■ Data provided ■
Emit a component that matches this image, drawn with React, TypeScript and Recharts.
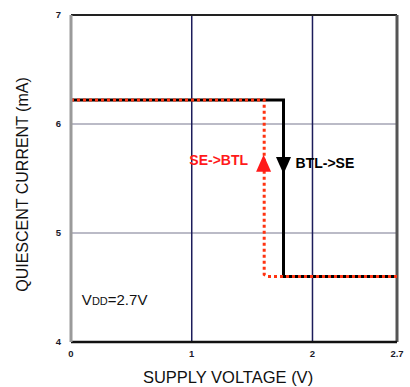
import React from 'react';
import { LineChart, Line, XAxis, YAxis, CartesianGrid, ReferenceLine, ReferenceDot, Label } from 'recharts';

const xTicks = [0, 1, 2, 2.7];
const yTicks = [4, 5, 6, 7];

const btlToSe = [
  { v: 0, i: 6.22 },
  { v: 1.76, i: 6.22 },
  { v: 1.76, i: 4.6 },
  { v: 2.7, i: 4.6 },
];
const seToBtl = [
  { v: 0, i: 6.22 },
  { v: 1.6, i: 6.22 },
  { v: 1.6, i: 4.62 },
  { v: 1.63, i: 4.6 },
  { v: 2.7, i: 4.6 },
];

const upArrow = { v: 1.595, i: 5.64 };
const downArrow = { v: 1.76, i: 5.62 };
const seLabel = { v: 0.98, i: 5.67, text: 'SE->BTL' };
const btLabel = { v: 1.86, i: 5.64, text: 'BTL->SE' };
const vddLabel = { v: 0.09, i: 4.39 };

const FONT = 'Liberation Sans, Arial, sans-serif';
const tickStyle = { fontSize: 9.5, fontWeight: 700, fill: '#1a1a2a', fontFamily: FONT };

const Tri = (props: any) => {
  const { cx, cy, dir, color } = props;
  if (cx == null || cy == null) return null;
  const w = 7.5, h = 8.5;
  const pts = dir === 'up'
    ? `${cx},${cy - h} ${cx - w},${cy + h} ${cx + w},${cy + h}`
    : `${cx - w},${cy - h} ${cx + w},${cy - h} ${cx},${cy + h}`;
  return <polygon points={pts} fill={color} />;
};

const Txt = (props: any) => {
  const { cx, cy, text, color, anchor, size, weight } = props;
  if (cx == null || cy == null) return null;
  return (
    <text x={cx} y={cy + size * 0.36} textAnchor={anchor} fill={color}
      fontSize={size} fontWeight={weight} fontFamily={FONT}>
      {text}
    </text>
  );
};

const Vdd = (props: any) => {
  const { cx, cy } = props;
  if (cx == null || cy == null) return null;
  return (
    <text x={cx} y={cy + 5.5} fill="#111" fontSize={15} fontFamily={FONT}>
      V<tspan fontSize={11}>DD</tspan><tspan>=2.7V</tspan>
    </text>
  );
};

const YTitle = (props: any) => {
  const vb = props.viewBox || {};
  const cy = (vb.y ?? 15) + (vb.height ?? 327) / 2 + 6;
  return (
    <text x={28} y={cy} transform={`rotate(-90, 28, ${cy})`} textAnchor="middle" fill="#111"
      fontSize={16} fontFamily={FONT}>
      QUIESCENT CURRENT (mA)
    </text>
  );
};

const XTitle = (props: any) => {
  const vb = props.viewBox || {};
  const cx = (vb.x ?? 71) + (vb.width ?? 326) / 2 - 6;
  return (
    <text x={cx} y={383} textAnchor="middle" fill="#111" fontSize={16.5} fontFamily={FONT}>
      SUPPLY VOLTAGE (V)
    </text>
  );
};

export default function App() {
  return (
    <div style={{ position: 'absolute', left: 0, top: 0, width: 410, height: 387, background: '#fff' }}>
      <LineChart width={410} height={387} margin={{ top: 15, right: 13, bottom: 0, left: 0 }}>
        <CartesianGrid vertical={false} stroke="#a4a4b4" strokeWidth={1.5} />
        <XAxis type="number" dataKey="v" domain={[0, 2.7]} ticks={xTicks} height={45}
          axisLine={{ stroke: '#111', strokeWidth: 2.5 }} tickLine={false} tick={tickStyle} tickMargin={2}
          allowDuplicatedCategory={false}>
          <Label content={(p: any) => <XTitle {...p} />} />
        </XAxis>
        <YAxis type="number" dataKey="i" domain={[4, 7]} ticks={yTicks} width={71}
          axisLine={{ stroke: '#9a9a9a', strokeWidth: 3 }} tickLine={false} tick={tickStyle} tickMargin={4}>
          <Label content={(p: any) => <YTitle {...p} />} />
        </YAxis>
        <ReferenceLine x={1} stroke="#1c1c5a" strokeWidth={1.5} />
        <ReferenceLine x={2} stroke="#1c1c5a" strokeWidth={1.5} />
        <ReferenceLine y={7} stroke="#222" strokeWidth={2} />
        <ReferenceLine x={2.7} stroke="#555" strokeWidth={3} />
        <Line data={btlToSe} dataKey="i" type="linear" stroke="#000" strokeWidth={3} dot={false}
          isAnimationActive={false} />
        <Line data={seToBtl} dataKey="i" type="linear" stroke="#ff3311" strokeWidth={3}
          strokeDasharray="3 3" dot={false} isAnimationActive={false} />
        <ReferenceDot x={upArrow.v} y={upArrow.i} shape={(p: any) => <Tri {...p} dir="up" color="#ff1a1a" />} />
        <ReferenceDot x={downArrow.v} y={downArrow.i} shape={(p: any) => <Tri {...p} dir="down" color="#000" />} />
        <ReferenceDot x={seLabel.v} y={seLabel.i}
          shape={(p: any) => <Txt {...p} text={seLabel.text} color="#ff1a1a" anchor="start" size={14} weight={700} />} />
        <ReferenceDot x={btLabel.v} y={btLabel.i}
          shape={(p: any) => <Txt {...p} text={btLabel.text} color="#000" anchor="start" size={14} weight={700} />} />
        <ReferenceDot x={vddLabel.v} y={vddLabel.i} shape={(p: any) => <Vdd {...p} />} />
      </LineChart>
    </div>
  );
}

■ Given task ■
Please restate the material above line by line, exactly, beginning at its first line and ending with the line that contains "ReferenceLine, ReferenceDot, Label", without any pictures.

■ Answer to this problem ■
Emit a component that matches this image, drawn with React, TypeScript and Recharts.
import React from 'react';
import { LineChart, Line, XAxis, YAxis, CartesianGrid, ReferenceLine, ReferenceDot, Label } from 'recharts';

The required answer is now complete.